%%

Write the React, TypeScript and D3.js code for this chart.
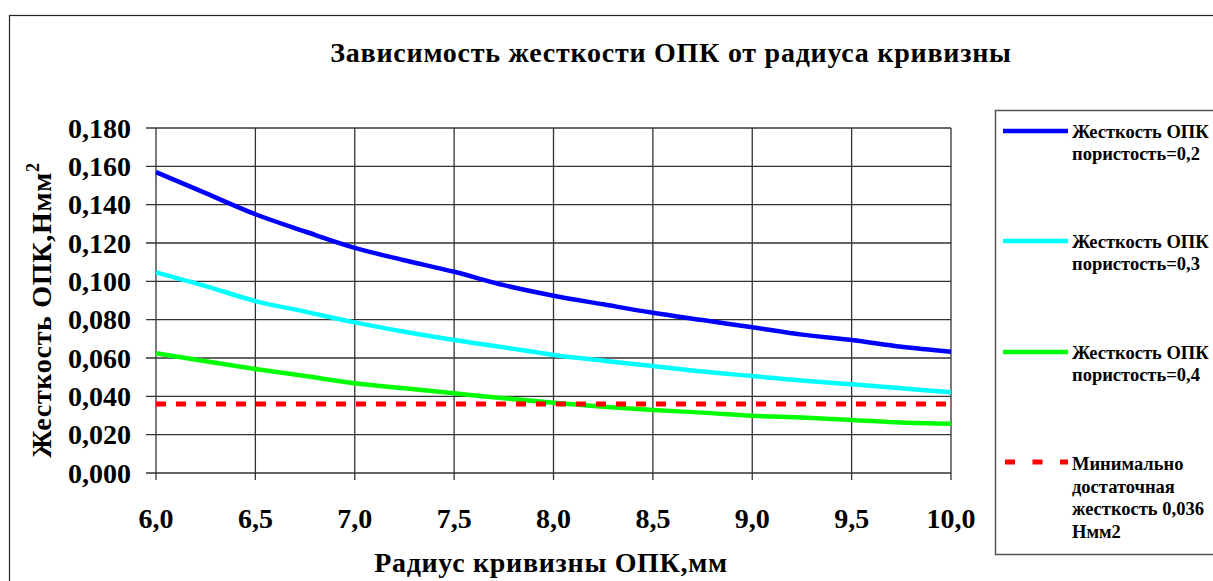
import React from "react";
import * as d3 from "d3";

const radius = [6.0, 6.25, 6.5, 6.75, 7.0, 7.25, 7.5, 7.75, 8.0, 8.25, 8.5, 8.75, 9.0, 9.25, 9.5, 9.75, 10.0];
const porosity02 = [0.157, 0.146, 0.135, 0.126, 0.1175, 0.111, 0.105, 0.098, 0.0925, 0.088, 0.0836, 0.0798, 0.076, 0.0722, 0.0694, 0.0659, 0.0633];
const porosity03 = [0.1047, 0.0975, 0.0897, 0.0842, 0.0786, 0.0737, 0.0694, 0.0656, 0.0616, 0.0586, 0.0558, 0.0529, 0.0506, 0.0482, 0.0463, 0.0442, 0.0421];
const porosity04 = [0.0625, 0.0583, 0.0543, 0.0506, 0.0468, 0.0442, 0.0416, 0.039, 0.0367, 0.0346, 0.0329, 0.0315, 0.0299, 0.0289, 0.0277, 0.0263, 0.0257];
const minStiffness = 0.036;
const xTicks = [6.0, 6.5, 7.0, 7.5, 8.0, 8.5, 9.0, 9.5, 10.0];
const yTicks = [0, 0.02, 0.04, 0.06, 0.08, 0.1, 0.12, 0.14, 0.16, 0.18];

const title = "Зависимость жесткости ОПК от радиуса кривизны";
const xTitle = "Радиус кривизны ОПК,мм";
const yTitle = "Жесткость ОПК,Нмм";

const series = [
  { name: ["Жесткость ОПК", "пористость=0,2"], values: porosity02, color: "#0000ff" },
  { name: ["Жесткость ОПК", "пористость=0,3"], values: porosity03, color: "#00ffff" },
  { name: ["Жесткость ОПК", "пористость=0,4"], values: porosity04, color: "#00ff00" },
];
const minLabel = ["Минимально", "достаточная", "жесткость 0,036", "Нмм2"];

const FONT = "'Liberation Serif', 'Times New Roman', serif";

export default function App() {
  const left = 156, right = 951, top = 128, bottom = 473;
  const x = d3.scaleLinear().domain([6, 10]).range([left, right]);
  const y = d3.scaleLinear().domain([0, 0.18]).range([bottom, top]);
  const line = d3
    .line<number>()
    .x((_, i) => x(radius[i]))
    .y((d) => y(d))
    .curve(d3.curveMonotoneX);

  const fmtY = (v: number) => d3.format(".3f")(v).replace(".", ",");
  const fmtX = (v: number) => d3.format(".1f")(v).replace(".", ",");

  const legendY = [131, 241, 352, 462];

  return (
    <svg
      width={1213}
      height={581}
      style={{ position: "absolute", left: 0, top: 0, background: "#fff" }}
      fontFamily={FONT}
    >
      <rect x={0} y={0} width={1213} height={581} fill="#fff" />
      <rect x={9.5} y={15.5} width={1230} height={600} fill="none" stroke="#222" strokeWidth={1.2} />
      <text x={671} y={62} textAnchor="middle" fontSize={28} fontWeight="bold" letterSpacing={0.75}>
        {title}
      </text>

      {/* grid */}
      {yTicks.map((t) => (
        <line key={"gy" + t} x1={left - 10} x2={right} y1={y(t)} y2={y(t)} stroke="#333" strokeWidth={1.3} />
      ))}
      {xTicks.map((t) => (
        <line key={"gx" + t} x1={x(t)} x2={x(t)} y1={top} y2={bottom + 7} stroke="#333" strokeWidth={1.3} />
      ))}

      {/* tick labels */}
      {yTicks.map((t) => (
        <text key={"ty" + t} x={131} y={y(t) + 9.5} textAnchor="end" fontSize={28} fontWeight="bold">
          {fmtY(t)}
        </text>
      ))}
      {xTicks.map((t) => (
        <text key={"tx" + t} x={x(t)} y={528} textAnchor="middle" fontSize={28} fontWeight="bold">
          {fmtX(t)}
        </text>
      ))}

      {/* series */}
      {series.map((s) => (
        <path key={s.color} d={line(s.values) || ""} fill="none" stroke={s.color} strokeWidth={4.5} strokeLinejoin="round" />
      ))}
      <line
        x1={x(6)}
        x2={x(10)}
        y1={y(minStiffness)}
        y2={y(minStiffness)}
        stroke="#ff0000"
        strokeWidth={5}
        strokeDasharray="10 10"
      />

      {/* axis titles */}
      <text x={551} y={572} textAnchor="middle" fontSize={28} fontWeight="bold" letterSpacing={0.7}>
        {xTitle}
      </text>
      <text transform="translate(51,310) rotate(-90)" textAnchor="middle" fontSize={28} fontWeight="bold" letterSpacing={0.7}>
        {yTitle}
        <tspan dy={-12} fontSize={18}>2</tspan>
      </text>

      {/* legend */}
      <rect x={995.5} y={110.5} width={240} height={444} fill="#fff" stroke="#555" strokeWidth={1.5} />
      {series.map((s, i) => (
        <g key={"lg" + i}>
          <line x1={1003} x2={1068} y1={legendY[i]} y2={legendY[i]} stroke={s.color} strokeWidth={4.5} />
          {s.name.map((n, j) => (
            <text key={j} x={1072} y={legendY[i] + 7 + j * 22} fontSize={18.5} fontWeight="bold">
              {n}
            </text>
          ))}
        </g>
      ))}
      <line x1={1005} x2={1068} y1={legendY[3]} y2={legendY[3]} stroke="#ff0000" strokeWidth={5} strokeDasharray="10 17.5" />
      {minLabel.map((n, j) => (
        <text key={"ml" + j} x={1072} y={legendY[3] + 8 + j * 22.5} fontSize={18.5} fontWeight="bold">
          {n}
        </text>
      ))}
    </svg>
  );
}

%%

▶ **TASK PROMPT**:
Would you reproduce the lines above, from the very first through the line containing "import * as", exactly and without the pictures?

▶ **RESULT**:
Write the React, TypeScript and D3.js code for this chart.
import React from "react";
import * as d3 from "d3";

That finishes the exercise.